Records from a dataset
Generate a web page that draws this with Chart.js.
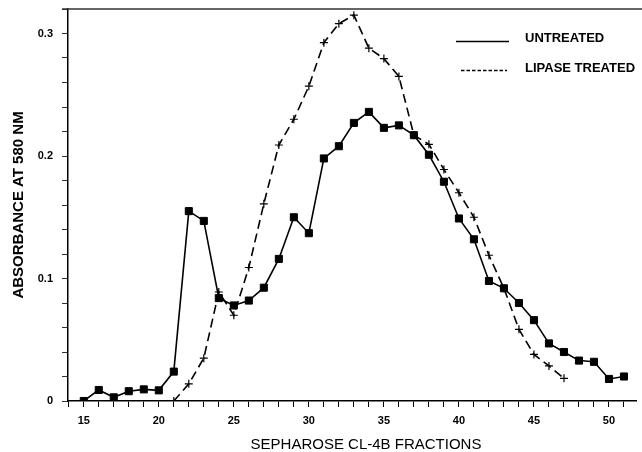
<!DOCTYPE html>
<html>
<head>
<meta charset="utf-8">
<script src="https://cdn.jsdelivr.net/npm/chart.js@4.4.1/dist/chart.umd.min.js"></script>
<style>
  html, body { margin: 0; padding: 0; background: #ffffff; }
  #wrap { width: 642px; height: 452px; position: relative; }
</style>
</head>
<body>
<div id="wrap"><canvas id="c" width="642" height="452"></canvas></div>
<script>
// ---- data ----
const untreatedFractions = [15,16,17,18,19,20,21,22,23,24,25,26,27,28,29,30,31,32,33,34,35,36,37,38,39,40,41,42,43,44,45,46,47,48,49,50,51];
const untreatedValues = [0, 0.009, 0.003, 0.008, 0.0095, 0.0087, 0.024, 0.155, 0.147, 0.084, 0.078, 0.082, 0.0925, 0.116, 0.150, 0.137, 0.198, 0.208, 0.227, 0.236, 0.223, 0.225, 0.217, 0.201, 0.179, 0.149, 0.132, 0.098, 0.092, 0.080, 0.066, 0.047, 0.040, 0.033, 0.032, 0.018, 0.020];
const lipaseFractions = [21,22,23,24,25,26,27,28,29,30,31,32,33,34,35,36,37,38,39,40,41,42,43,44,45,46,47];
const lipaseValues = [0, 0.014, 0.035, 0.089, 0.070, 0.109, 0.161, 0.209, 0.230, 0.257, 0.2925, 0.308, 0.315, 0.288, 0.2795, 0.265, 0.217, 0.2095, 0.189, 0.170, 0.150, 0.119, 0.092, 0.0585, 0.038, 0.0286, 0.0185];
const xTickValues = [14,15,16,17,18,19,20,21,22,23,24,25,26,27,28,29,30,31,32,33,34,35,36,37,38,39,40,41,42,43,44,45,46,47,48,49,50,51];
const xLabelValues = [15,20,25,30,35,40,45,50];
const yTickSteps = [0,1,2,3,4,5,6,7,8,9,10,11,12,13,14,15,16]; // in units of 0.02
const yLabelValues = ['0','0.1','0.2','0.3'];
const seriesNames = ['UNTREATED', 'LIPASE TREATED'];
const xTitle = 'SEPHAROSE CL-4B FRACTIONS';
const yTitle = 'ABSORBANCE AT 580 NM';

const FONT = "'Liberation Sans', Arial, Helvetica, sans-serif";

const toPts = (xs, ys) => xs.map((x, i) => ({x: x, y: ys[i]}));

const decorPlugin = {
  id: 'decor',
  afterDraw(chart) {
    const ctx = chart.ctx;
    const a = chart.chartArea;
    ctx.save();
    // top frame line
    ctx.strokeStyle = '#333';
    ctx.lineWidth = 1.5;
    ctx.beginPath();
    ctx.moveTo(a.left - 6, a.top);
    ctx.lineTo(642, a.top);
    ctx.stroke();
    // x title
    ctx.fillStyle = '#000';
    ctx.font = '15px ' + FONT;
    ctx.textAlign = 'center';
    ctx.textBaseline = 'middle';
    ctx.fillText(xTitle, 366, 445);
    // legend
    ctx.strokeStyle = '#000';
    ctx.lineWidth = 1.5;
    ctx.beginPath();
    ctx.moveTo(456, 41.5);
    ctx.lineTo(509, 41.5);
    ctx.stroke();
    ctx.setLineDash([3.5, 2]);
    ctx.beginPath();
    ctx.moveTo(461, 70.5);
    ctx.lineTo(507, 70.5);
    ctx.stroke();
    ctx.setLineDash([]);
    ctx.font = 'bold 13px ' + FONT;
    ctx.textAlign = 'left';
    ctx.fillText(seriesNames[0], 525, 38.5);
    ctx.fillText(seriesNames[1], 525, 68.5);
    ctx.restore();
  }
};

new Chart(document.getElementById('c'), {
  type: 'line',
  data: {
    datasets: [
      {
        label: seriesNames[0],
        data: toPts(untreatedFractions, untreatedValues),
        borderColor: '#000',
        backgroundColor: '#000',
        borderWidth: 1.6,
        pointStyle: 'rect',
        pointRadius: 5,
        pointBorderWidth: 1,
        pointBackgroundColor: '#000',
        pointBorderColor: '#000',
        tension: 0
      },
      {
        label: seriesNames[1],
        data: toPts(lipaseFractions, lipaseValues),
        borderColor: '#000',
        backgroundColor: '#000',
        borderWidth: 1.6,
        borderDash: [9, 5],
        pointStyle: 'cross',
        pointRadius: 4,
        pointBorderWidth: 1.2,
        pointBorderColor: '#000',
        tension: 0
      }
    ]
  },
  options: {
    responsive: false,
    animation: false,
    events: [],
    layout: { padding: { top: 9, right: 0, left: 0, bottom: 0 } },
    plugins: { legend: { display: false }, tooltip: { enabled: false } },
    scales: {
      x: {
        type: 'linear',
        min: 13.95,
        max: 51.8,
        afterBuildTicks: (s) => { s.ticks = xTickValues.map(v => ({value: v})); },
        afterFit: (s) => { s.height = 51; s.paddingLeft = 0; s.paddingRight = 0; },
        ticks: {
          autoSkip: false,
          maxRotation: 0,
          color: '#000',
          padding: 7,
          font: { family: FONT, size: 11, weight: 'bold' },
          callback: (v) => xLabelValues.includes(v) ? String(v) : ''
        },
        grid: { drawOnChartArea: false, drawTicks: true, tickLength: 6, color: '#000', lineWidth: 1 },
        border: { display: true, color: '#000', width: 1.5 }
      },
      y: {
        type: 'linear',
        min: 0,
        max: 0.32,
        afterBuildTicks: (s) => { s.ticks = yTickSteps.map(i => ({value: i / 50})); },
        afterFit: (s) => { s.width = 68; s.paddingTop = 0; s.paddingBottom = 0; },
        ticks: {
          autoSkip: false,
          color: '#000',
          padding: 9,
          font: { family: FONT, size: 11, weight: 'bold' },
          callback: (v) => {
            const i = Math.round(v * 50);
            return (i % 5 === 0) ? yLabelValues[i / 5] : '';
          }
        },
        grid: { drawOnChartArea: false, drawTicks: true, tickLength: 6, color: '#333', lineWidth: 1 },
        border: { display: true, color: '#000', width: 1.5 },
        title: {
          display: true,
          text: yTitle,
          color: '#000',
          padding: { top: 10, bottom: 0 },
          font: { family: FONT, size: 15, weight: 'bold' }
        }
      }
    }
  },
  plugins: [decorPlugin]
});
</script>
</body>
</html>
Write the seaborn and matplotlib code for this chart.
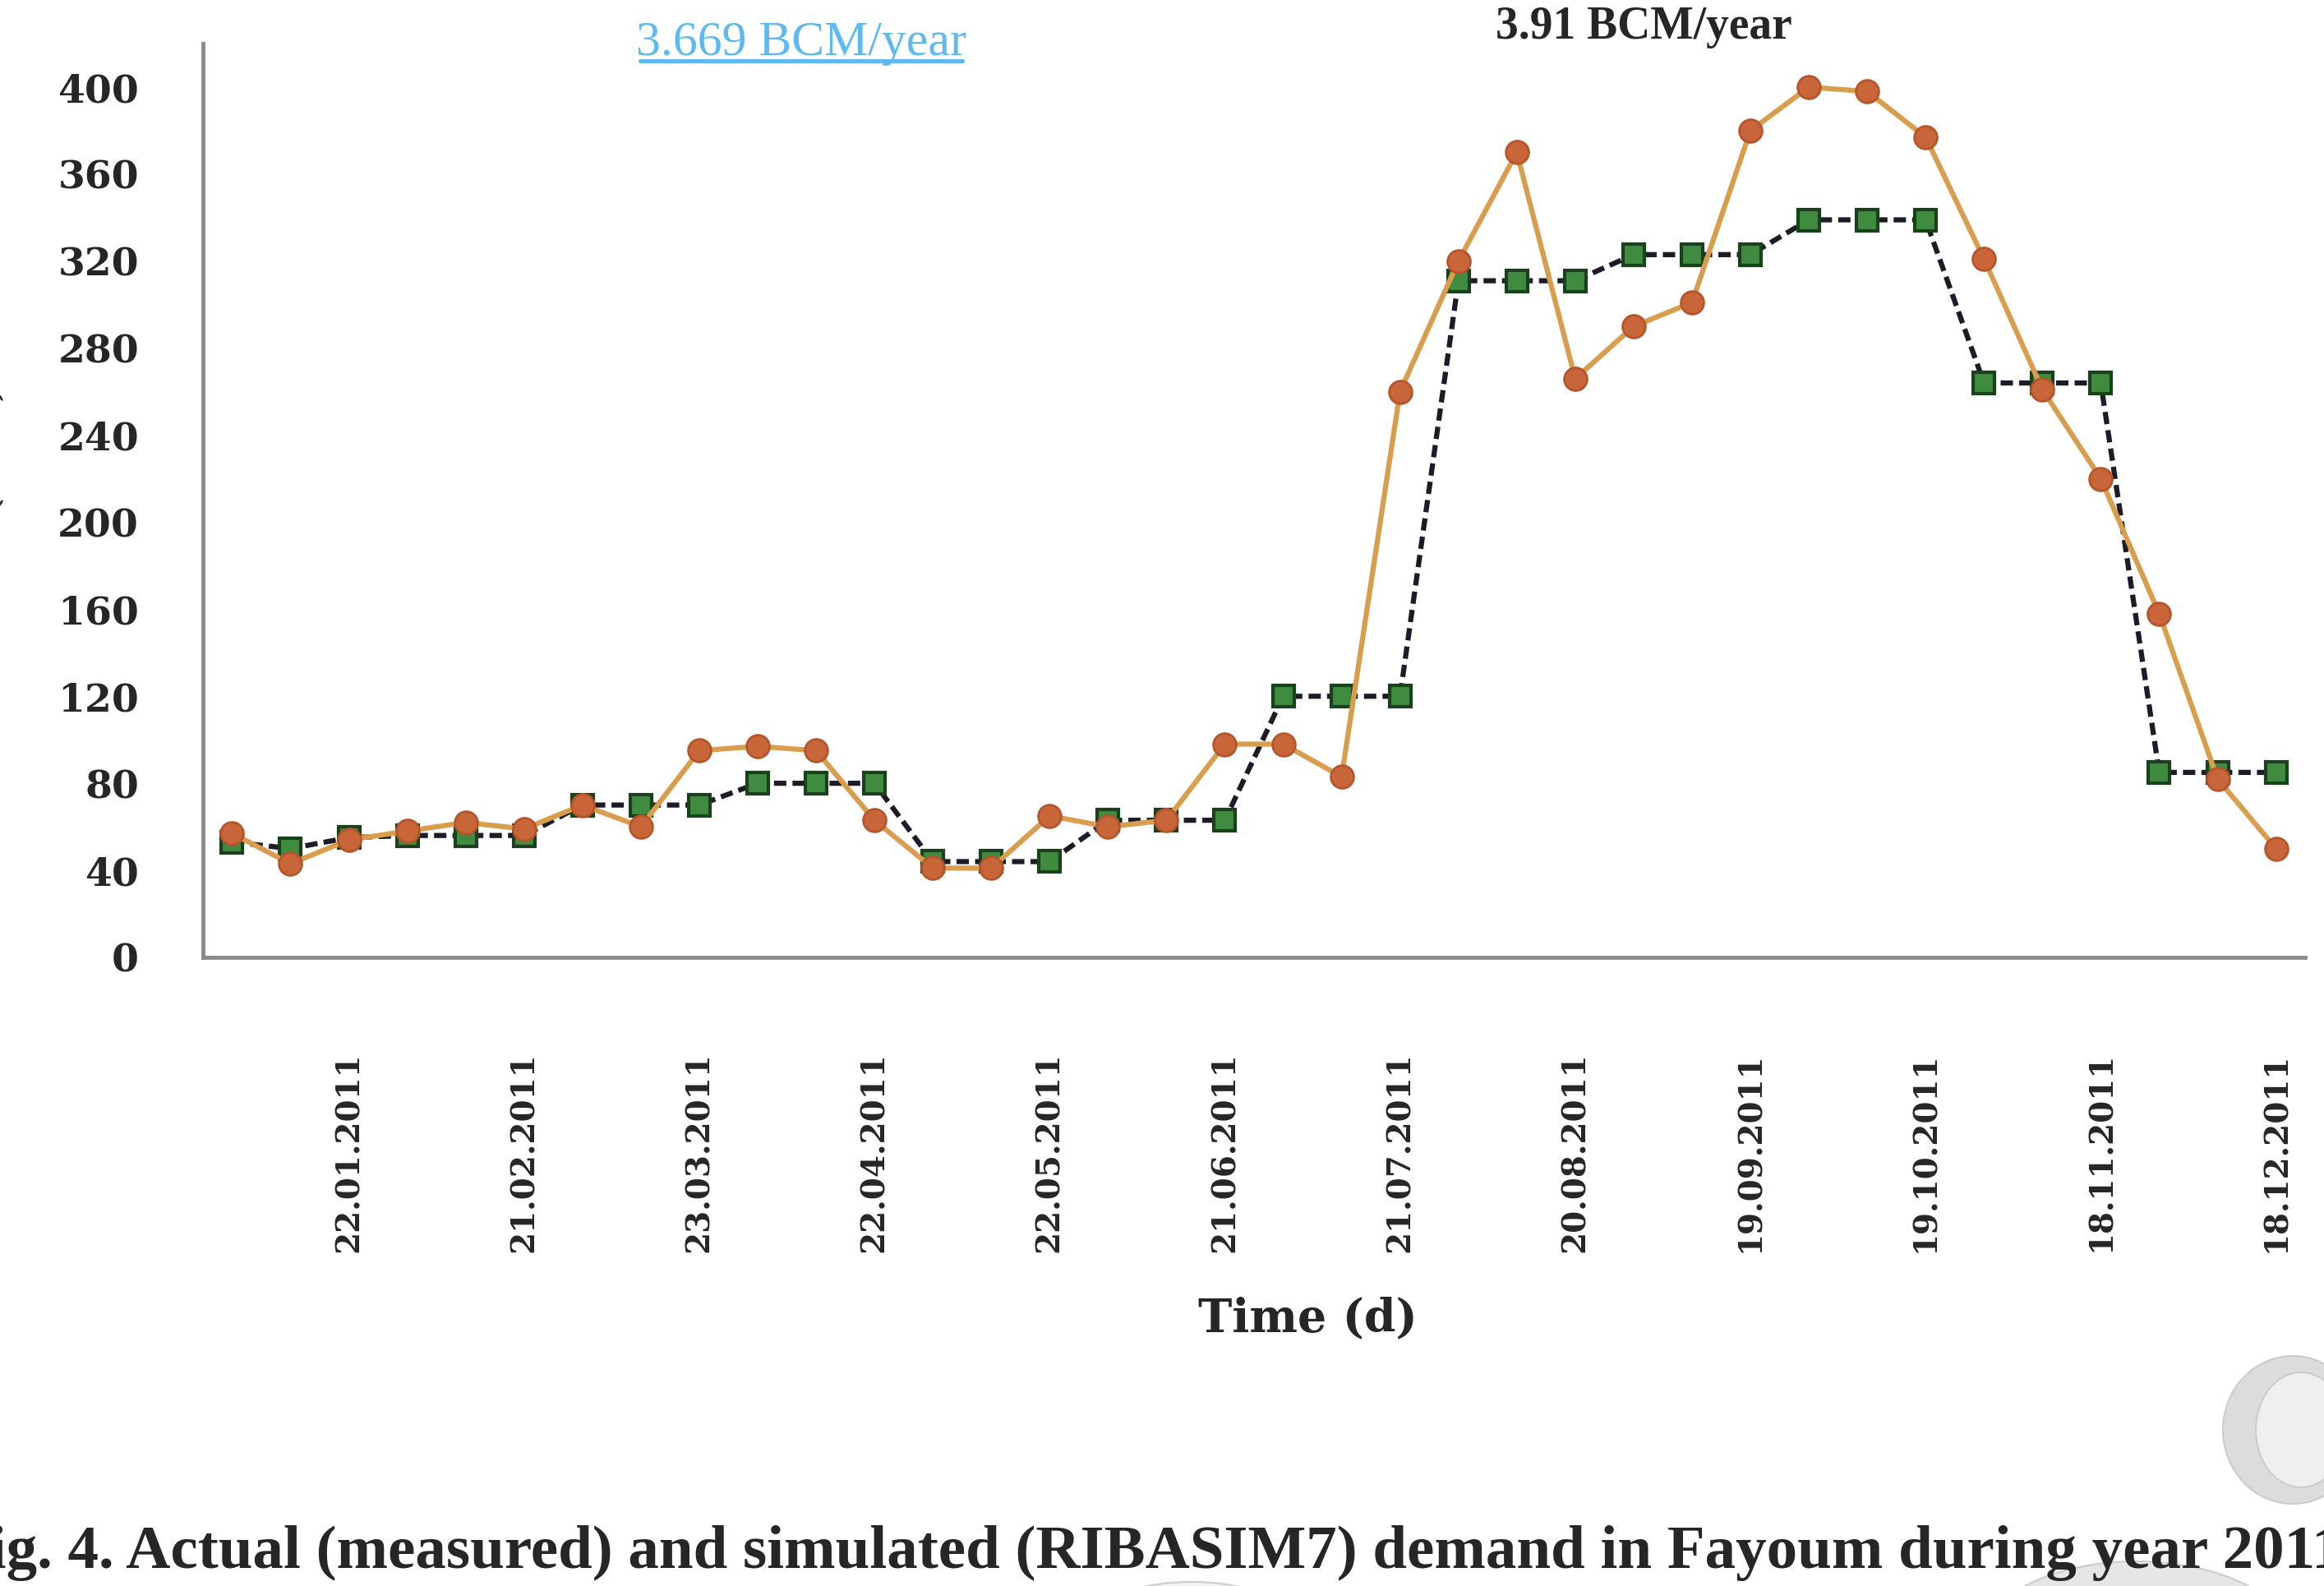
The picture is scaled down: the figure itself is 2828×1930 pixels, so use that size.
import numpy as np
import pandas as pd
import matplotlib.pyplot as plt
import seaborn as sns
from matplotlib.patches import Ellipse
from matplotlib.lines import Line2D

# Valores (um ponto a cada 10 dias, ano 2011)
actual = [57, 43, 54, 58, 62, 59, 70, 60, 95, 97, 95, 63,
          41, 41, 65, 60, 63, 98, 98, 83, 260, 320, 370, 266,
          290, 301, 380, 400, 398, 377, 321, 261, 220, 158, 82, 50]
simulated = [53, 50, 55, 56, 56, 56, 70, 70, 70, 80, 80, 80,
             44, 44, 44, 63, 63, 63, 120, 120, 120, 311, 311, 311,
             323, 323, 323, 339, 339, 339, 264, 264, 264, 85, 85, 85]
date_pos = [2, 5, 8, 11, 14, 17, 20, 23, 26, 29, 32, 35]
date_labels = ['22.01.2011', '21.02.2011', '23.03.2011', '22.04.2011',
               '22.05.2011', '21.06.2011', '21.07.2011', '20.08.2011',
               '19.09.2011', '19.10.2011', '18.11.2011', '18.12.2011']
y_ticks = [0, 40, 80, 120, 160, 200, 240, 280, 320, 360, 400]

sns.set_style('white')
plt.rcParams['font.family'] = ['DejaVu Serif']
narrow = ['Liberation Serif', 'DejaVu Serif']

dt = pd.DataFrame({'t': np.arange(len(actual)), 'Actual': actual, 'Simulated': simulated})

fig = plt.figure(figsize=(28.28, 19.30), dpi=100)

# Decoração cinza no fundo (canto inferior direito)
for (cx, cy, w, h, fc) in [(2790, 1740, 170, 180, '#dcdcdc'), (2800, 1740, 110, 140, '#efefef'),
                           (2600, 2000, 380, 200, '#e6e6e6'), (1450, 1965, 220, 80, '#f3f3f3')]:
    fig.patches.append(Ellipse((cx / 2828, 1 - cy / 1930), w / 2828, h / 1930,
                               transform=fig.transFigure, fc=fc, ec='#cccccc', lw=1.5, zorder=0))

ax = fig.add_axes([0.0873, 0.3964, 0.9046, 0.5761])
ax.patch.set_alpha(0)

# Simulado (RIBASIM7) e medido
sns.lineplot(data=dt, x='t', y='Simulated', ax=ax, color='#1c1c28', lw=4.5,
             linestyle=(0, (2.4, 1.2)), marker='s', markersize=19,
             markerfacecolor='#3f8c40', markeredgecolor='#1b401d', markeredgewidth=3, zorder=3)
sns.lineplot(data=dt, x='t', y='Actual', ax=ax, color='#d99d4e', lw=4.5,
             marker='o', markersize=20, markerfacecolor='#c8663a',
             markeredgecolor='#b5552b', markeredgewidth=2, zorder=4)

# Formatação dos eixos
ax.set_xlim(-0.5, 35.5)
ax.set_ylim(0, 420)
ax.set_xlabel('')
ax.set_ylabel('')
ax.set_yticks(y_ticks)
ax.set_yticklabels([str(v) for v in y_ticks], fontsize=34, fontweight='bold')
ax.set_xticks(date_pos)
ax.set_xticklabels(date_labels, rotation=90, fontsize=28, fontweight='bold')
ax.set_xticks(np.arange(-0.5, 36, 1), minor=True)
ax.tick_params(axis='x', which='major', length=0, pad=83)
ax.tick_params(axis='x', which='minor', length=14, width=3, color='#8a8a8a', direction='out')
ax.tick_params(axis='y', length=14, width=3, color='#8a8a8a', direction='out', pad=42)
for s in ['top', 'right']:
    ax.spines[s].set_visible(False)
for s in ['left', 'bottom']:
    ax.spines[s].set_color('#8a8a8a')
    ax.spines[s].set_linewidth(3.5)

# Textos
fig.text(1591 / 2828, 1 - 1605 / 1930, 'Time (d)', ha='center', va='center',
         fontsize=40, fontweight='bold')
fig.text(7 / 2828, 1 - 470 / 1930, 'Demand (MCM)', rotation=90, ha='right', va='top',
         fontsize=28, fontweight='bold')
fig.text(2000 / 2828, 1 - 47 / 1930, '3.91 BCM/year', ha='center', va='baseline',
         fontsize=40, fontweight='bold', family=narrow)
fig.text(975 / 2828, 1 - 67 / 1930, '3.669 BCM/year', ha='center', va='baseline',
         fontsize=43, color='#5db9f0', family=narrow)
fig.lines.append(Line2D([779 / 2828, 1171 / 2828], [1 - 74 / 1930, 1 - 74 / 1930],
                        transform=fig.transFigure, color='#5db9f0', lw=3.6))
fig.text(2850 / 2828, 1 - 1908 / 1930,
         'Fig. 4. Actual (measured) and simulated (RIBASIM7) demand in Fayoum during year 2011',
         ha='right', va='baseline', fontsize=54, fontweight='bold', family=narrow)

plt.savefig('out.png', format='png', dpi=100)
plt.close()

__Task instructions__. Quote the lines above exactly, starting with the one that has "Write the seaborn" and ending with the one that has "fig = plt.figure(figsize=(28.28, 19.30), dpi=100)"; drop the pictures and include nothing else.

__Exercise answer__.
Write the seaborn and matplotlib code for this chart.
The picture is scaled down: the figure itself is 2828×1930 pixels, so use that size.
import numpy as np
import pandas as pd
import matplotlib.pyplot as plt
import seaborn as sns
from matplotlib.patches import Ellipse
from matplotlib.lines import Line2D

# Valores (um ponto a cada 10 dias, ano 2011)
actual = [57, 43, 54, 58, 62, 59, 70, 60, 95, 97, 95, 63,
          41, 41, 65, 60, 63, 98, 98, 83, 260, 320, 370, 266,
          290, 301, 380, 400, 398, 377, 321, 261, 220, 158, 82, 50]
simulated = [53, 50, 55, 56, 56, 56, 70, 70, 70, 80, 80, 80,
             44, 44, 44, 63, 63, 63, 120, 120, 120, 311, 311, 311,
             323, 323, 323, 339, 339, 339, 264, 264, 264, 85, 85, 85]
date_pos = [2, 5, 8, 11, 14, 17, 20, 23, 26, 29, 32, 35]
date_labels = ['22.01.2011', '21.02.2011', '23.03.2011', '22.04.2011',
               '22.05.2011', '21.06.2011', '21.07.2011', '20.08.2011',
               '19.09.2011', '19.10.2011', '18.11.2011', '18.12.2011']
y_ticks = [0, 40, 80, 120, 160, 200, 240, 280, 320, 360, 400]

sns.set_style('white')
plt.rcParams['font.family'] = ['DejaVu Serif']
narrow = ['Liberation Serif', 'DejaVu Serif']

dt = pd.DataFrame({'t': np.arange(len(actual)), 'Actual': actual, 'Simulated': simulated})

fig = plt.figure(figsize=(28.28, 19.30), dpi=100)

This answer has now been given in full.